Death, in a measure, was beginning to modify Leningrad’s problems. The figures are not very accurate. All the Soviet authorities concede this. Probably 11,085 persons died in November of hunger. Nearly five times as many, 52,881, died in December. The figures for January and February are less precise. One of the most conservative authorities, A. V. Karasev, estimated deaths in January at 3,500 to 4,000 a day, or 108,500 to 124,000. Dmitri V. Pavlov, whose task it was to feed the survivors, puts the combined January-February death toll at 199,187. Pavlov’s total is probably too low. The overburdened Leningrad Funeral Trust handled 9,219 bodies in November, 27,463 in December. The figures for January and February are missing.
Almost all these deaths were due to starvation-related diseases. By December dystrophy constituted 70 percent of the case load of clinics and hospitals and in January 85 percent. Most of these were men, and their death rate was about 85 percent. In February and March women constituted the majority of cases. One official report placed the death toll among those admitted to hospitals that winter at 30 to 35 percent. A more exact estimate places the dysentery death rate at 40.7 percent for the first quarter of 1942.
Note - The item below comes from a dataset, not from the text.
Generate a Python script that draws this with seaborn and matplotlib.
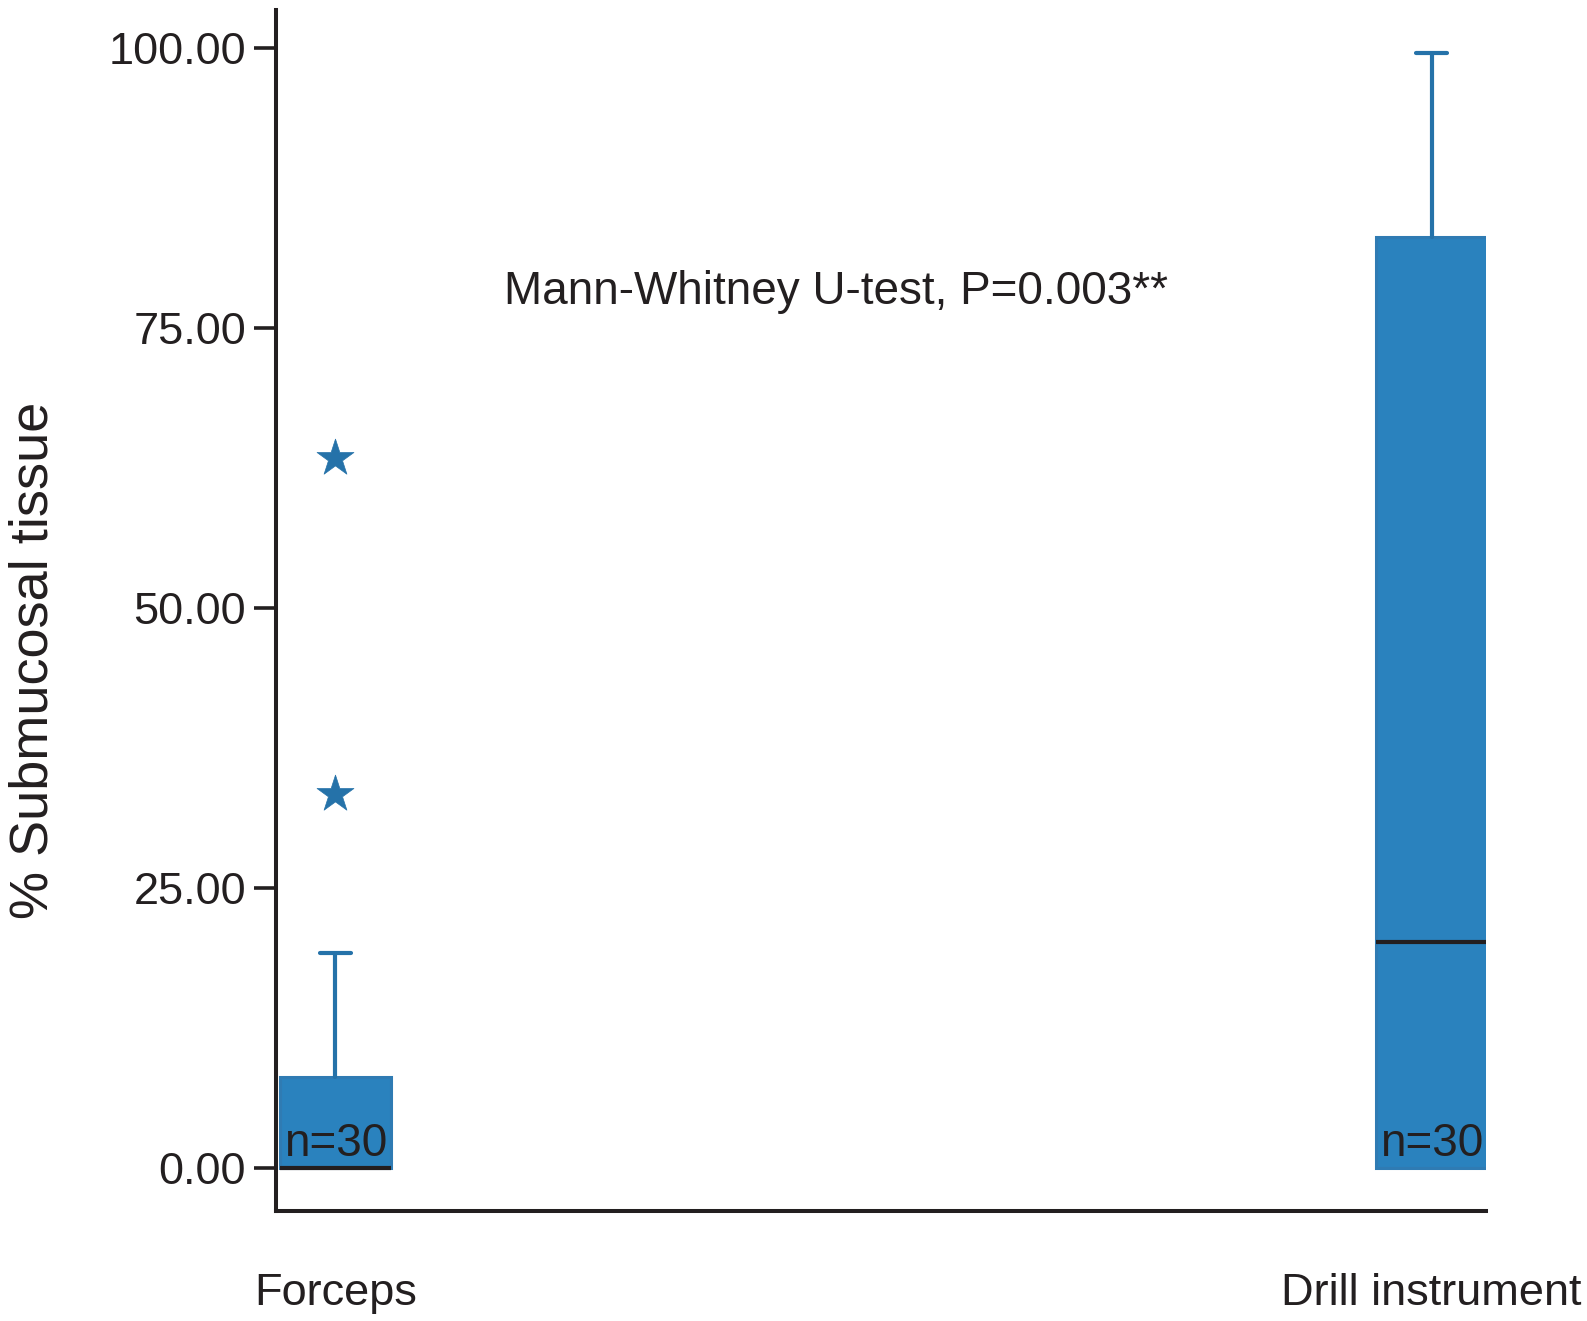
import matplotlib
matplotlib.use("Agg")
import matplotlib.pyplot as plt
import seaborn as sns
import pandas as pd

# ---- data ----
categories = ["Forceps", "Drill instrument"]
q1_values = [0.0, 0.0]
median_values = [0.0, 20.2]
q3_values = [8.1, 83.1]
whisker_low = [0.0, 0.0]
whisker_high = [19.2, 99.5]
outlier_group = ["Forceps", "Forceps"]
outlier_values = [33.4, 63.4]
n_labels = ["n=30", "n=30"]
y_ticks = [0, 25, 50, 75, 100]
y_tick_labels = ["0.00", "25.00", "50.00", "75.00", "100.00"]
annotation = "Mann-Whitney U-test, P=0.003**"
y_label = "% Submucosal tissue"

sns.set_style("ticks")
plt.rcParams['font.family'] = ['Liberation Sans', 'DejaVu Sans']

BOX_FILL = '#2a82be'
BOX_EDGE = '#2f7bb3'
LINE_BLUE = '#2572a9'
INK = '#231f20'

fig = plt.figure(figsize=(15.87, 13.21), dpi=100)
ax = fig.add_axes([0.1739, 0.0833, 0.7625, 0.9091])

positions = list(range(len(categories)))
stats = [dict(label=c, q1=a, med=m, q3=b, whislo=wl, whishi=wh, fliers=[])
         for c, a, m, b, wl, wh in zip(categories, q1_values, median_values,
                                       q3_values, whisker_low, whisker_high)]
parts = ax.bxp(stats, positions=positions, widths=0.101, capwidths=0.029,
               patch_artist=True, showfliers=False,
               boxprops=dict(facecolor=BOX_FILL, edgecolor=BOX_EDGE, linewidth=2.2),
               medianprops=dict(color=INK, linewidth=3.0, solid_capstyle='butt'),
               whiskerprops=dict(color=LINE_BLUE, linewidth=3.0),
               capprops=dict(color=LINE_BLUE, linewidth=3.0))
# lower whiskers/caps sit at zero inside the box: hide them
for i, cap in enumerate(parts['caps']):
    if i % 2 == 0:
        cap.set_visible(False)
for i, wk in enumerate(parts['whiskers']):
    if i % 2 == 0:
        wk.set_visible(False)

# outliers as stars
out_df = pd.DataFrame({"x": [positions[categories.index(g)] for g in outlier_group],
                       "y": outlier_values})
sns.scatterplot(data=out_df, x="x", y="y", marker="*", s=780, color=LINE_BLUE,
                edgecolor=LINE_BLUE, linewidth=0.5, ax=ax, legend=False, zorder=5)

# n labels
for p, lab in zip(positions, n_labels):
    ax.text(p, 1.1, lab, ha='center', va='baseline', fontsize=33, color=INK, zorder=6)

ax.text(0.1537, 78.2, annotation, ha='left', va='center', fontsize=33, color=INK)

ax.set_xlim(-0.0543, 1.0497)
ax.set_ylim(-3.84, 103.35)
ax.set_yticks(y_ticks)
ax.set_yticklabels(y_tick_labels)
ax.set_xticks(positions)
ax.set_xticklabels(categories)
ax.set_xlabel("")
ax.set_ylabel("")

ax.tick_params(axis='y', direction='out', length=15.5, width=2.6, color=INK,
               labelsize=32.5, labelcolor=INK, pad=6)
ax.tick_params(axis='x', length=0, labelsize=32.5, labelcolor=INK, pad=45)

for s in ['top', 'right']:
    ax.spines[s].set_visible(False)
for s in ['left', 'bottom']:
    ax.spines[s].set_color(INK)
    ax.spines[s].set_linewidth(2.9)

fig.text(33.5 / 1587, 1 - 660 / 1321, y_label, rotation=90, ha='center',
         va='center', fontsize=39, color=INK)

fig.savefig("out.png", dpi=100, facecolor='white')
The disease and death statistics have no parallel in modern history.3 Leningrad’s death rate in 1941 was 32 percent over 1940. But for the year 1942 it was fifteen times greater than for 1940. In prewar years the death rate in Leningrad hospitals was 6 to 8 percent. In the fourth quarter of 1941 it rose to 28 percent and in the first quarter of 1942 to 44.3 percent and, for the whole year of 1942, to 24.4 percent. The death rate of all diseases jumped astronomically—typhus from 4 percent to 60 percent, dysentery from 10 to 50 percent, stomach-intestinal diseases from 4.5 to 54.3 percent. All kinds of surgery became more dangerous, with the over-all death rate rising five times. The incidence of heart disease was estimated at 40 percent in blockade residents over forty years of age.